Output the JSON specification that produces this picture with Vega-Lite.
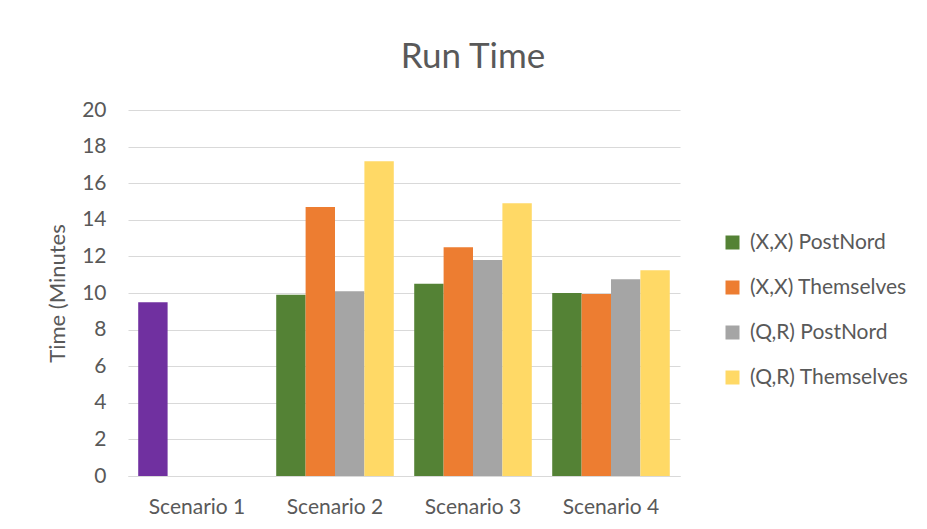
{
  "$schema": "https://vega.github.io/schema/vega-lite/v6.json",
  "width": 552,
  "height": 366,
  "autosize": "none",
  "padding": {"left": 128, "top": 110, "right": 247, "bottom": 53},
  "background": "white",
  "config": {
    "font": "Lato",
    "view": {"stroke": null},
    "axis": {"labelColor": "#595959", "titleColor": "#595959", "labelFont": "Lato", "titleFont": "Lato"},
    "legend": {"labelColor": "#595959", "labelFont": "Lato"}
  },
  "title": {
    "text": "Run Time",
    "fontSize": 35,
    "font": "Lato",
    "fontWeight": "normal",
    "color": "#595959",
    "anchor": "middle",
    "dx": 69,
    "offset": 24
  },
  "data": {
    "values": [
      {"scenario": "Scenario 1", "series": "(X,X) PostNord", "time": 9.5},
      {"scenario": "Scenario 2", "series": "(X,X) PostNord", "time": 9.9},
      {"scenario": "Scenario 2", "series": "(X,X) Themselves", "time": 14.7},
      {"scenario": "Scenario 2", "series": "(Q,R) PostNord", "time": 10.1},
      {"scenario": "Scenario 2", "series": "(Q,R) Themselves", "time": 17.2},
      {"scenario": "Scenario 3", "series": "(X,X) PostNord", "time": 10.5},
      {"scenario": "Scenario 3", "series": "(X,X) Themselves", "time": 12.5},
      {"scenario": "Scenario 3", "series": "(Q,R) PostNord", "time": 11.8},
      {"scenario": "Scenario 3", "series": "(Q,R) Themselves", "time": 14.9},
      {"scenario": "Scenario 4", "series": "(X,X) PostNord", "time": 10.0},
      {"scenario": "Scenario 4", "series": "(X,X) Themselves", "time": 9.95},
      {"scenario": "Scenario 4", "series": "(Q,R) PostNord", "time": 10.75},
      {"scenario": "Scenario 4", "series": "(Q,R) Themselves", "time": 11.25}
    ]
  },
  "mark": {"type": "bar"},
  "encoding": {
    "x": {
      "field": "scenario",
      "type": "nominal",
      "scale": {"paddingInner": 0.148, "paddingOuter": 0.074},
      "axis": {
        "title": null,
        "labelAngle": 0,
        "labelFontSize": 21,
        "labelPadding": 20,
        "ticks": false,
        "domainColor": "#d9d9d9",
        "domainWidth": 1
      }
    },
    "xOffset": {
      "field": "series",
      "type": "nominal",
      "sort": ["(X,X) PostNord", "(X,X) Themselves", "(Q,R) PostNord", "(Q,R) Themselves"]
    },
    "y": {
      "field": "time",
      "type": "quantitative",
      "scale": {"domain": [0, 20], "nice": false},
      "axis": {
        "title": "Time (Minutes",
        "titleFontSize": 22,
        "titleFontWeight": "normal",
        "titlePadding": 12,
        "values": [0, 2, 4, 6, 8, 10, 12, 14, 16, 18, 20],
        "labelFontSize": 21,
        "labelPadding": 22,
        "ticks": false,
        "domain": false,
        "gridColor": "#d9d9d9",
        "gridWidth": 1
      }
    },
    "color": {
      "condition": {"test": "datum.scenario === 'Scenario 1'", "value": "#7030A0"},
      "field": "series",
      "type": "nominal",
      "scale": {
        "domain": ["(X,X) PostNord", "(X,X) Themselves", "(Q,R) PostNord", "(Q,R) Themselves"],
        "range": ["#548235", "#ED7D31", "#A5A5A5", "#FFD966"]
      },
      "legend": {
        "title": null,
        "orient": "none",
        "legendX": 594,
        "legendY": 122,
        "symbolType": "square",
        "symbolSize": 196,
        "symbolStrokeWidth": 0,
        "labelFontSize": 21,
        "labelOffset": 7,
        "rowPadding": 23,
        "padding": 0
      }
    }
  }
}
· · ·
### Aim
Repeat the material above in full and exactly, apart from the pictures.

### Task response
Output the JSON specification that produces this picture with Vega-Lite.
{
  "$schema": "https://vega.github.io/schema/vega-lite/v6.json",
  "width": 552,
  "height": 366,
  "autosize": "none",
  "padding": {"left": 128, "top": 110, "right": 247, "bottom": 53},
  "background": "white",
  "config": {
    "font": "Lato",
    "view": {"stroke": null},
    "axis": {"labelColor": "#595959", "titleColor": "#595959", "labelFont": "Lato", "titleFont": "Lato"},
    "legend": {"labelColor": "#595959", "labelFont": "Lato"}
  },
  "title": {
    "text": "Run Time",
    "fontSize": 35,
    "font": "Lato",
    "fontWeight": "normal",
    "color": "#595959",
    "anchor": "middle",
    "dx": 69,
    "offset": 24
  },
  "data": {
    "values": [
      {"scenario": "Scenario 1", "series": "(X,X) PostNord", "time": 9.5},
      {"scenario": "Scenario 2", "series": "(X,X) PostNord", "time": 9.9},
      {"scenario": "Scenario 2", "series": "(X,X) Themselves", "time": 14.7},
      {"scenario": "Scenario 2", "series": "(Q,R) PostNord", "time": 10.1},
      {"scenario": "Scenario 2", "series": "(Q,R) Themselves", "time": 17.2},
      {"scenario": "Scenario 3", "series": "(X,X) PostNord", "time": 10.5},
      {"scenario": "Scenario 3", "series": "(X,X) Themselves", "time": 12.5},
      {"scenario": "Scenario 3", "series": "(Q,R) PostNord", "time": 11.8},
      {"scenario": "Scenario 3", "series": "(Q,R) Themselves", "time": 14.9},
      {"scenario": "Scenario 4", "series": "(X,X) PostNord", "time": 10.0},
      {"scenario": "Scenario 4", "series": "(X,X) Themselves", "time": 9.95},
      {"scenario": "Scenario 4", "series": "(Q,R) PostNord", "time": 10.75},
      {"scenario": "Scenario 4", "series": "(Q,R) Themselves", "time": 11.25}
    ]
  },
  "mark": {"type": "bar"},
  "encoding": {
    "x": {
      "field": "scenario",
      "type": "nominal",
      "scale": {"paddingInner": 0.148, "paddingOuter": 0.074},
      "axis": {
        "title": null,
        "labelAngle": 0,
        "labelFontSize": 21,
        "labelPadding": 20,
        "ticks": false,
        "domainColor": "#d9d9d9",
        "domainWidth": 1
      }
    },
    "xOffset": {
      "field": "series",
      "type": "nominal",
      "sort": ["(X,X) PostNord", "(X,X) Themselves", "(Q,R) PostNord", "(Q,R) Themselves"]
    },
    "y": {
      "field": "time",
      "type": "quantitative",
      "scale": {"domain": [0, 20], "nice": false},
      "axis": {
        "title": "Time (Minutes",
        "titleFontSize": 22,
        "titleFontWeight": "normal",
        "titlePadding": 12,
        "values": [0, 2, 4, 6, 8, 10, 12, 14, 16, 18, 20],
        "labelFontSize": 21,
        "labelPadding": 22,
        "ticks": false,
        "domain": false,
        "gridColor": "#d9d9d9",
        "gridWidth": 1
      }
    },
    "color": {
      "condition": {"test": "datum.scenario === 'Scenario 1'", "value": "#7030A0"},
      "field": "series",
      "type": "nominal",
      "scale": {
        "domain": ["(X,X) PostNord", "(X,X) Themselves", "(Q,R) PostNord", "(Q,R) Themselves"],
        "range": ["#548235", "#ED7D31", "#A5A5A5", "#FFD966"]
      },
      "legend": {
        "title": null,
        "orient": "none",
        "legendX": 594,
        "legendY": 122,
        "symbolType": "square",
        "symbolSize": 196,
        "symbolStrokeWidth": 0,
        "labelFontSize": 21,
        "labelOffset": 7,
        "rowPadding": 23,
        "padding": 0
      }
    }
  }
}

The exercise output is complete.